When BofAML says funding would be “a sticking point”, they of course mean the deficit is going to come up over and over again when it comes to further fiscal stimulus.
Contrary to the GOP’s purported commitment to fiscal rectitude, Trump presided over the largest deficit since 2012 during his first year in office and he now holds the all-time record for most interest paid in a single year. While nobody should be surprised about those outcomes given that Trump once proclaimed himself “the king of debt”, a lack of budget breathing room clearly lowers the odds of further stimulus.
Here, for what it’s worth, is BofAML’s complete midterm scenario/equity market impact table:
The unknown risk in all of this is obviously the Mueller probe and, relatedly, the future of the Justice Department following the midterms.
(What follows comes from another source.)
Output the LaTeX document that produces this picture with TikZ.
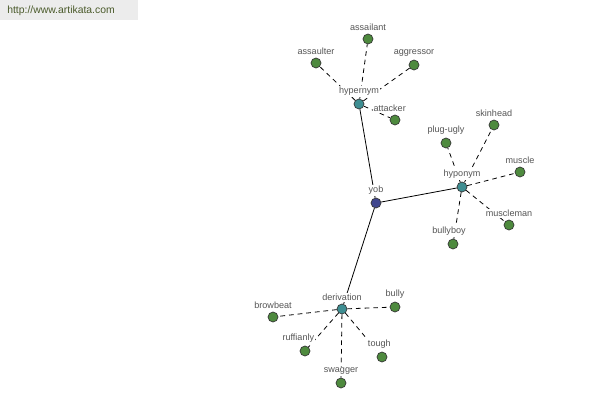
\documentclass[tikz,border=0pt]{standalone}
\usepackage{fontspec}
\setmainfont{Liberation Sans}
\usepackage{xcolor}
\usetikzlibrary{backgrounds}

\definecolor{leafgreen}{RGB}{78,138,62}
\definecolor{relteal}{RGB}{62,142,146}
\definecolor{wordnavy}{RGB}{64,70,142}
\definecolor{lblgray}{RGB}{85,85,85}
\definecolor{urlgray}{RGB}{236,236,236}
\definecolor{urltext}{RGB}{74,90,42}

\tikzset{
    dot/.style={circle, draw=black!80, line width=0.5pt, minimum size=7.5pt, inner sep=0pt},
    leaf/.style={dot, fill=leafgreen},
    rel/.style={dot, fill=relteal},
    word/.style={dot, fill=wordnavy},
    lbl/.style={font=\fontsize{6.8}{8}\selectfont, text=lblgray, fill=white, inner sep=0.6pt},
    every label/.style={lbl},
    label distance=1.4pt,
    solidedge/.style={line width=0.6pt, draw=black},
    dashedge/.style={line width=0.6pt, draw=black, dash pattern=on 3.5pt off 3pt},
}

\begin{document}
\begin{tikzpicture}[x=0.75pt,y=0.75pt,yscale=-1,xscale=1]
    \useasboundingbox (0,0) rectangle (600,400);
    % site banner
    \fill [urlgray] (0,0) rectangle (138,20);
    \node [anchor=west, inner sep=0pt, font=\fontsize{7.8}{9}\selectfont, text=urltext] (url) at (7,11) {http://www.artikata.com};

    % centre word and relation nodes
    \node [word, label=above:yob] (yob) at (376,203) {};
    \node [rel, label=above:hypernym] (hypernym) at (359,104) {};
    \node [rel, label=above:hyponym] (hyponym) at (462,187) {};
    \node [rel, label=above:derivation] (derivation) at (342,309) {};

    % hypernym leaves
    \node [leaf, label=above:assaulter] (assaulter) at (316,63) {};
    \node [leaf, label=above:assailant] (assailant) at (368,39) {};
    \node [leaf, label=above:aggressor] (aggressor) at (414,65) {};
    \node [leaf, label={[xshift=-4pt]above:attacker}] (attacker) at (395,120) {};

    % hyponym leaves
    \node [leaf, label=above:plug-ugly] (plugugly) at (446,143) {};
    \node [leaf, label=above:skinhead] (skinhead) at (494,125) {};
    \node [leaf, label=above:muscle] (muscle) at (520,172) {};
    \node [leaf, label=above:muscleman] (muscleman) at (509,225) {};
    \node [leaf, label={[xshift=-3pt]above:bullyboy}] (bullyboy) at (453,244) {};

    % derivation leaves
    \node [leaf, label=above:browbeat] (browbeat) at (273,317) {};
    \node [leaf, label=above:bully] (bully) at (395,307) {};
    \node [leaf, label={[xshift=-5pt]above:ruffianly}] (ruffianly) at (305,351) {};
    \node [leaf, label={[xshift=-2pt]above:tough}] (tough) at (382,357) {};
    \node [leaf, label=above:swagger] (swagger) at (341,383) {};

    \begin{pgfonlayer}{background}
        \draw [solidedge] (yob) -- (hypernym);
        \draw [solidedge] (yob) -- (hyponym);
        \draw [solidedge] (yob) -- (derivation);
        \foreach \leafname in {assaulter,assailant,aggressor,attacker}
            \draw [dashedge] (hypernym) -- (\leafname);
        \foreach \leafname in {plugugly,skinhead,muscle,muscleman,bullyboy}
            \draw [dashedge] (hyponym) -- (\leafname);
        \foreach \leafname in {browbeat,bully,ruffianly,tough,swagger}
            \draw [dashedge] (derivation) -- (\leafname);
    \end{pgfonlayer}
\end{tikzpicture}
\end{document}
It’s pretty clear that Trump is going to get rid of Jeff Sessions and likely Rod Rosenstein, which means the Mueller investigation will be handed off to somebody else, presumably someone friendly to the White House.
By the numbers, impeachment seems impossible, even if the Democrats manage to retake both the House and Senate, but if Trump gets too aggressive with the DoJ or otherwise does something egregious enough to turn a large number of Republicans against him, well then, all bets are off.
Oh, and then there’s the black swan risk: Mueller decides to indict a sitting President.